How do I make Beautiful Landscapes?
Many authors have written on this subject. The internet is jam-packed full of great blogs, articles and tutorials on how to photograph landscapes. So much has been written about equipment, the rules of composition, how to expose for a better dynamic range, foreground interest, the golden hour and so forth. The mere fact that so much had been written and I am writing even more, supports the fact that landscape photography is not as easy as we would think it ought to be.
The Essence of a Landscape
I believe the first thing we tend to overlook is that our experience of a landscape is often a full sensory experience…. We see (in 3D), we smell, we hear, we physically feel temperatures and textures, sometimes we even taste and we certainly have some or other emotional response to the landscape or scene we are experiencing.
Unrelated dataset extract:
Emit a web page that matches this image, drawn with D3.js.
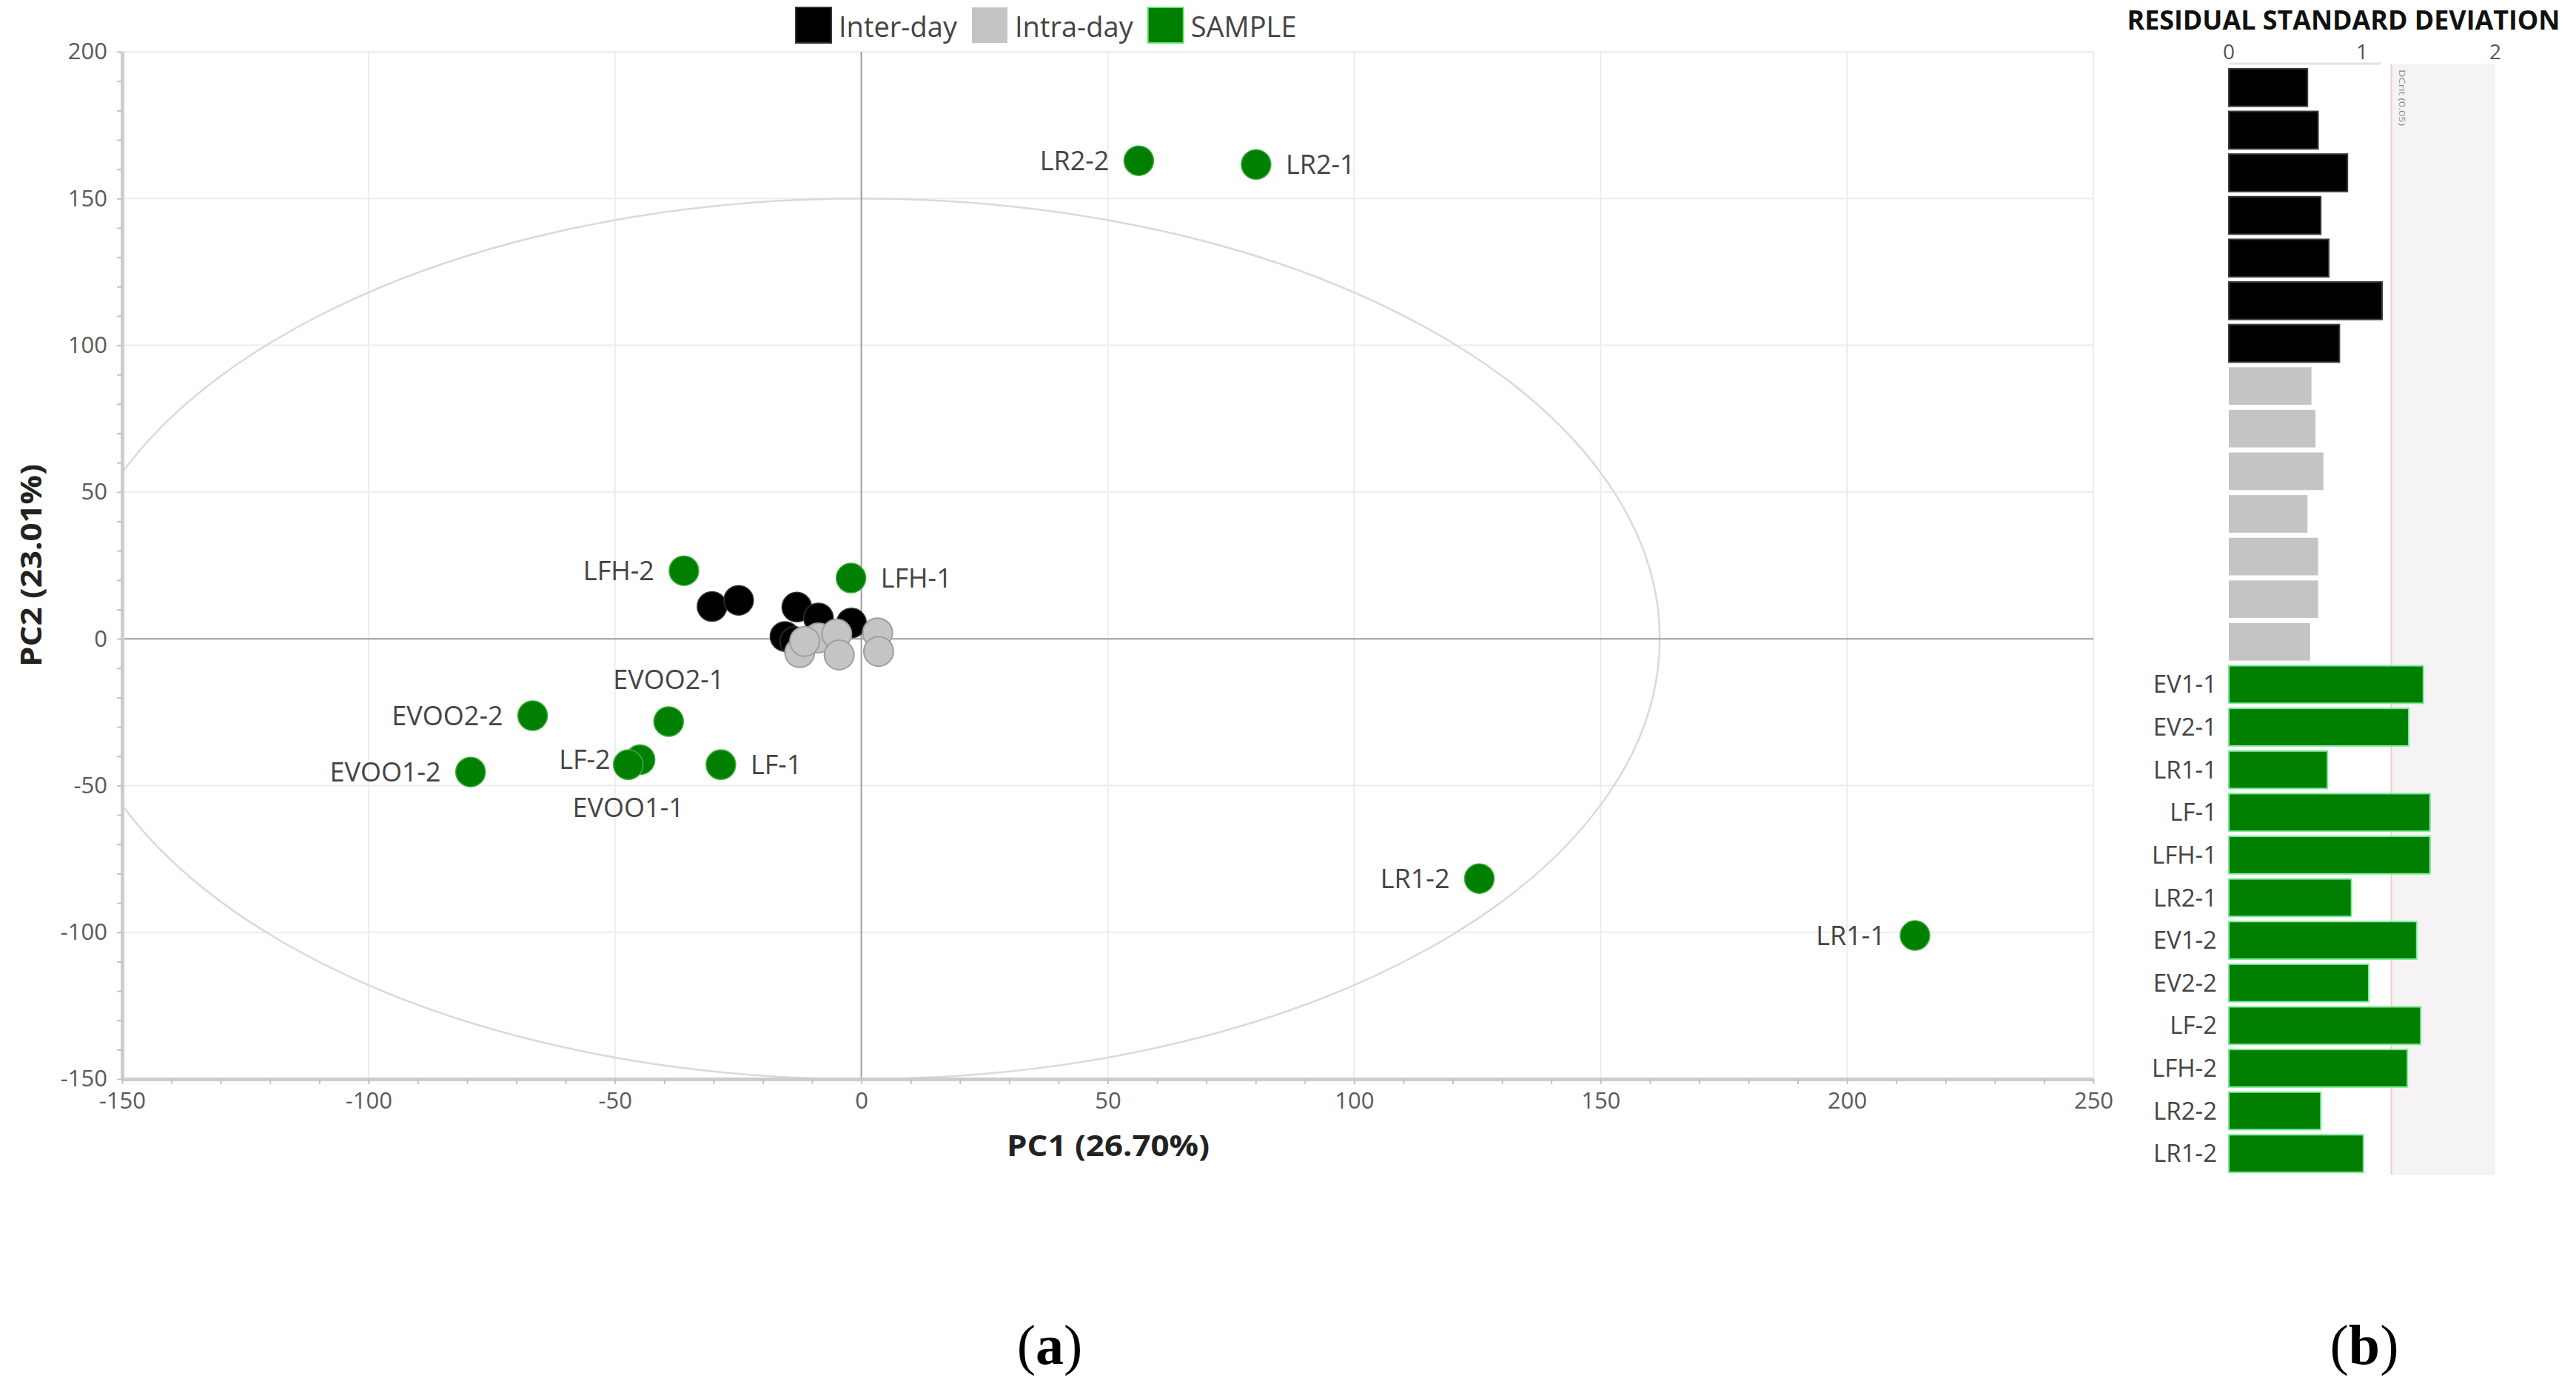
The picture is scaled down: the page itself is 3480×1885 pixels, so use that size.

We then record all of this on a two dimensional medium and experience a sense of not having captured the essence of what we had seen.
Ansel Adams said: “Landscape photography is the supreme test of the photographer, and often the supreme disappointment.” I cannot recall if I ever knew the context in which he made this statement and I will not make any assumptions relating to that, however I would like to borrow this quote to bring across the point I am trying to make. We often are left feeling disappointed with our landscape images because we have failed to capture the essence of the landscape, the essence being that very “something” that inspired us to make the image in the first place.